### INSTRUCTIONS FOR THE TASK
Produce a word-for-word copy of the listing below without its pictures.

### GIVEN MATERIAL
____
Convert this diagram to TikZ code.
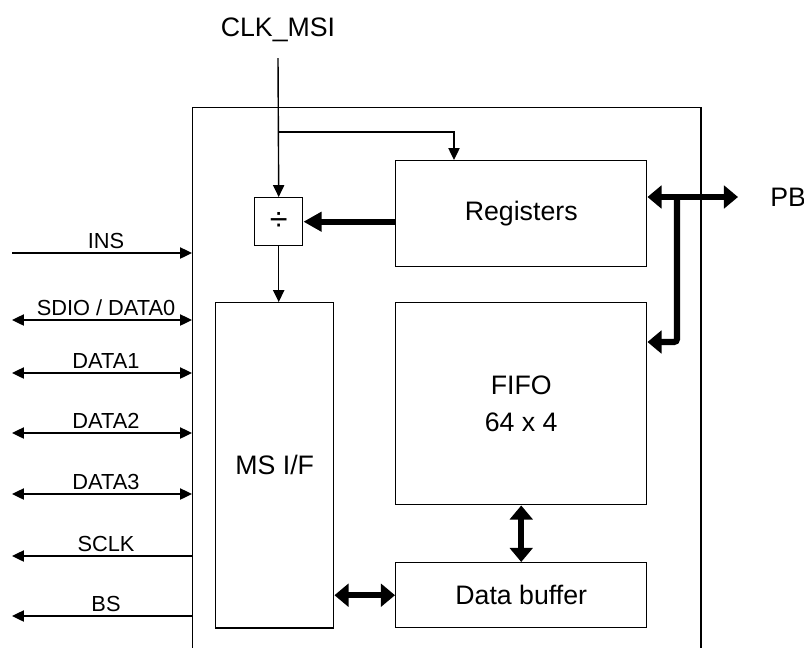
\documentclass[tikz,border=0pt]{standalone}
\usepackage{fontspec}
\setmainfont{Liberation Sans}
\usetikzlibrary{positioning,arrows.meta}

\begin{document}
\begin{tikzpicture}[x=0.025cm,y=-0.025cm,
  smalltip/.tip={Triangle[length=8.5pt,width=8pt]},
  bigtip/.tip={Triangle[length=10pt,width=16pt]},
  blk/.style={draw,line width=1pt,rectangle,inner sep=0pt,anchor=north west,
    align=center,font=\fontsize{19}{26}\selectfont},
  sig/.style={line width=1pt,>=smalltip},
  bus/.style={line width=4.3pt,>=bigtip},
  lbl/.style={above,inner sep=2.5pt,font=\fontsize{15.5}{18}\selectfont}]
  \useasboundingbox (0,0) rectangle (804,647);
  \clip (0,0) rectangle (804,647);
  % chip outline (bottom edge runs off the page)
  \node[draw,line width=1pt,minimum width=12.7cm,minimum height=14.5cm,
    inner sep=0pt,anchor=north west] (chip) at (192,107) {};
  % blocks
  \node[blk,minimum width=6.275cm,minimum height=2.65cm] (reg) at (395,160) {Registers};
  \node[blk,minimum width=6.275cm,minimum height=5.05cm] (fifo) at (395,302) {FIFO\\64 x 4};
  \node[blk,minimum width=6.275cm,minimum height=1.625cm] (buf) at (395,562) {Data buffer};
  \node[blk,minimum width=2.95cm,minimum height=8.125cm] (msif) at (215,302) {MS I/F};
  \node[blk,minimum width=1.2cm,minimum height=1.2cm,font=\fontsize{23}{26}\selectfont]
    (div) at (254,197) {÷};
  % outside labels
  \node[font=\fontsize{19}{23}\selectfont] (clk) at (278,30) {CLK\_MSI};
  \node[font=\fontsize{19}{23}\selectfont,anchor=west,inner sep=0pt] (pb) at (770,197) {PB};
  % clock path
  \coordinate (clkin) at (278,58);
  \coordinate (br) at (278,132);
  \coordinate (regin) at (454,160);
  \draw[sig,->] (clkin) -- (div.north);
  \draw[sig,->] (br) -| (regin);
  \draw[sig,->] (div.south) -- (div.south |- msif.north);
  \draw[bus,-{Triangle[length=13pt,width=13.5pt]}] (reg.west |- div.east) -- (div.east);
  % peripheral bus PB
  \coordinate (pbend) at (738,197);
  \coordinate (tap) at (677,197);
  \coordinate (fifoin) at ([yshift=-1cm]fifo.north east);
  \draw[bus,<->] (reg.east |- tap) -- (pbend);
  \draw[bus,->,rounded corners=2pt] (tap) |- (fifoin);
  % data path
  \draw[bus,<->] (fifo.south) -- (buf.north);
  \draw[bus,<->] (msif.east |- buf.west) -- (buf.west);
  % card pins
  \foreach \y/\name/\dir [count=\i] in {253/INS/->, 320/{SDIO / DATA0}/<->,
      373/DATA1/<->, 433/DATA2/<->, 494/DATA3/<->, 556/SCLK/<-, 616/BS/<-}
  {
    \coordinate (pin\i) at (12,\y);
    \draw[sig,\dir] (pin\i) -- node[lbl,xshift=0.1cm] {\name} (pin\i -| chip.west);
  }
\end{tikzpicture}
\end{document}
____
### FULL OUTPUT
Convert this diagram to TikZ code.
\documentclass[tikz,border=0pt]{standalone}
\usepackage{fontspec}
\setmainfont{Liberation Sans}
\usetikzlibrary{positioning,arrows.meta}

\begin{document}
\begin{tikzpicture}[x=0.025cm,y=-0.025cm,
  smalltip/.tip={Triangle[length=8.5pt,width=8pt]},
  bigtip/.tip={Triangle[length=10pt,width=16pt]},
  blk/.style={draw,line width=1pt,rectangle,inner sep=0pt,anchor=north west,
    align=center,font=\fontsize{19}{26}\selectfont},
  sig/.style={line width=1pt,>=smalltip},
  bus/.style={line width=4.3pt,>=bigtip},
  lbl/.style={above,inner sep=2.5pt,font=\fontsize{15.5}{18}\selectfont}]
  \useasboundingbox (0,0) rectangle (804,647);
  \clip (0,0) rectangle (804,647);
  % chip outline (bottom edge runs off the page)
  \node[draw,line width=1pt,minimum width=12.7cm,minimum height=14.5cm,
    inner sep=0pt,anchor=north west] (chip) at (192,107) {};
  % blocks
  \node[blk,minimum width=6.275cm,minimum height=2.65cm] (reg) at (395,160) {Registers};
  \node[blk,minimum width=6.275cm,minimum height=5.05cm] (fifo) at (395,302) {FIFO\\64 x 4};
  \node[blk,minimum width=6.275cm,minimum height=1.625cm] (buf) at (395,562) {Data buffer};
  \node[blk,minimum width=2.95cm,minimum height=8.125cm] (msif) at (215,302) {MS I/F};
  \node[blk,minimum width=1.2cm,minimum height=1.2cm,font=\fontsize{23}{26}\selectfont]
    (div) at (254,197) {÷};
  % outside labels
  \node[font=\fontsize{19}{23}\selectfont] (clk) at (278,30) {CLK\_MSI};
  \node[font=\fontsize{19}{23}\selectfont,anchor=west,inner sep=0pt] (pb) at (770,197) {PB};
  % clock path
  \coordinate (clkin) at (278,58);
  \coordinate (br) at (278,132);
  \coordinate (regin) at (454,160);
  \draw[sig,->] (clkin) -- (div.north);
  \draw[sig,->] (br) -| (regin);
  \draw[sig,->] (div.south) -- (div.south |- msif.north);
  \draw[bus,-{Triangle[length=13pt,width=13.5pt]}] (reg.west |- div.east) -- (div.east);
  % peripheral bus PB
  \coordinate (pbend) at (738,197);
  \coordinate (tap) at (677,197);
  \coordinate (fifoin) at ([yshift=-1cm]fifo.north east);
  \draw[bus,<->] (reg.east |- tap) -- (pbend);
  \draw[bus,->,rounded corners=2pt] (tap) |- (fifoin);
  % data path
  \draw[bus,<->] (fifo.south) -- (buf.north);
  \draw[bus,<->] (msif.east |- buf.west) -- (buf.west);
  % card pins
  \foreach \y/\name/\dir [count=\i] in {253/INS/->, 320/{SDIO / DATA0}/<->,
      373/DATA1/<->, 433/DATA2/<->, 494/DATA3/<->, 556/SCLK/<-, 616/BS/<-}
  {
    \coordinate (pin\i) at (12,\y);
    \draw[sig,\dir] (pin\i) -- node[lbl,xshift=0.1cm] {\name} (pin\i -| chip.west);
  }
\end{tikzpicture}
\end{document}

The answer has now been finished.